SYDNEY (Reuters) - Australia will review a planned tax hike for foreign travelers who work in the country, following complaints from farmers in the lead up to a federal election that their supply of "backpacker labor" at harvest times may dry up.
The ruling conservative government, which is counting on the support of rural voters in the July 2 poll, will defer the tax increase and hold a review of labor force issues in rural and regional communities, Assistant Treasurer Kelly O'Dwyer said.
Under the proposal, foreign travelers on working holiday visas would have paid tax of 32.5 percent on every dollar earned from July 1, when previously they paid no tax on income up to A$18,000 ($13,100), the same as locals.

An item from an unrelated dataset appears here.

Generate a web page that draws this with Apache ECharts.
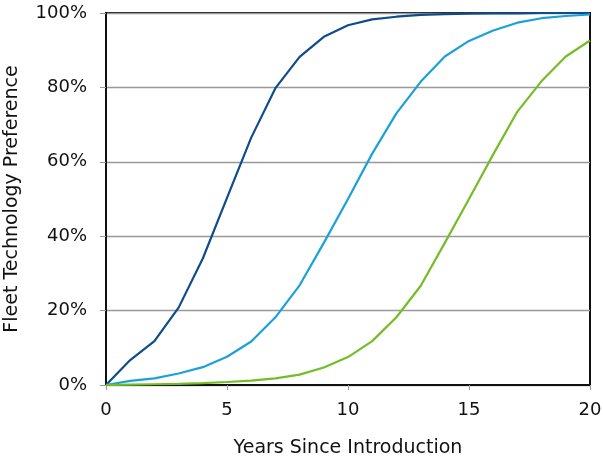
<!DOCTYPE html>
<html><head><meta charset="utf-8">
<script src="https://cdn.jsdelivr.net/npm/echarts@6/dist/echarts.min.js"></script>
<style>html,body{margin:0;padding:0;background:#fff}#c{width:603px;height:463px}</style>
</head><body><div id="c"></div>
<script>
const years = [0,1,2,3,4,5,6,7,8,9,10,11,12,13,14,15,16,17,18,19,20];
const earlyTech = [0,6.7,11.8,20.8,34,50.3,66.5,79.8,88.2,93.6,96.7,98.3,99.0,99.5,99.7,99.8,99.9,99.9,100,100,100];
const midTech = [0,1.1,1.8,3.1,4.8,7.6,11.7,18.2,26.8,38.2,50,62.2,73,81.5,88.3,92.5,95.3,97.4,98.6,99.2,99.6];
const lateTech = [0,0.1,0.2,0.3,0.5,0.8,1.2,1.8,2.8,4.7,7.5,11.8,18.2,26.6,38.2,50,62,73.5,81.7,88.3,92.6];
const yTicks = [0,20,40,60,80,100];
const colors = ['#0e4c8c','#1ba1d9','#74bd27'];

const font = '"DejaVu Sans", sans-serif';
const mk = (arr, c) => ({
  type:'line', data: years.map((x,i)=>[x,arr[i]]), showSymbol:false,
  lineStyle:{color:c,width:2.2}, itemStyle:{color:c}, z:3
});
const chart = echarts.init(document.getElementById('c'));
chart.setOption({
  animation:false,
  grid:{left:106,right:13,top:13,bottom:78,containLabel:false,outerBoundsMode:'none',
    show:true,borderColor:'#111',borderWidth:2,backgroundColor:'transparent'},
  xAxis:{type:'value',min:0,max:20,interval:5,
    name:'Years Since Introduction',nameLocation:'middle',nameGap:54,
    nameTextStyle:{fontFamily:font,fontSize:19,color:'#111'},
    axisLine:{show:true,lineStyle:{color:'#111',width:2}},
    axisTick:{show:true,length:5,lineStyle:{color:'#999'}},
    axisLabel:{fontFamily:font,fontSize:18,color:'#111',margin:16},
    splitLine:{show:false}},
  yAxis:{type:'value',min:0,max:100,interval:20,
    name:'Fleet Technology Preference',nameLocation:'middle',nameGap:84,
    nameTextStyle:{fontFamily:font,fontSize:19,color:'#111'},
    axisLine:{show:true,lineStyle:{color:'#111',width:2}},
    axisTick:{show:true,length:6,lineStyle:{color:'#999'}},
    axisLabel:{fontFamily:font,fontSize:18,color:'#111',margin:19,
      formatter:v=>yTicks.includes(v)?v+'%':''},
    splitLine:{show:true,lineStyle:{color:'#999',width:1.3}}},
  series:[mk(earlyTech,colors[0]),mk(midTech,colors[1]),mk(lateTech,colors[2])]
});
</script></body></html>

Farmers said the change would discourage holiday workers who make up the bulk of fruit pickers at harvest times, threatening the country's fruit industry, which is set for record exports of A$2.27 billion ($1.66 billion) next season.
Australia has encouraged backpackers to work on farms with special visas allowing them to stay for a second year if they do three months work in rural Australia.
But overseas workers had been targeted as an area to raise revenue as Australia looks to rein in ballooning budget deficits.
"[The review] is looking at much broader issues around labor force, particularly in rural and regional communities and how it affects our farmers but also our tourism sector as well," O'Dwyer said.
Australia's A$34.8 billion international tourism industry was also threatened by the higher tax, with young travelers potentially deciding not to stay as long.
In total backpackers spend A$4.3 billion a year, worth about 12 percent of all international tourist spending.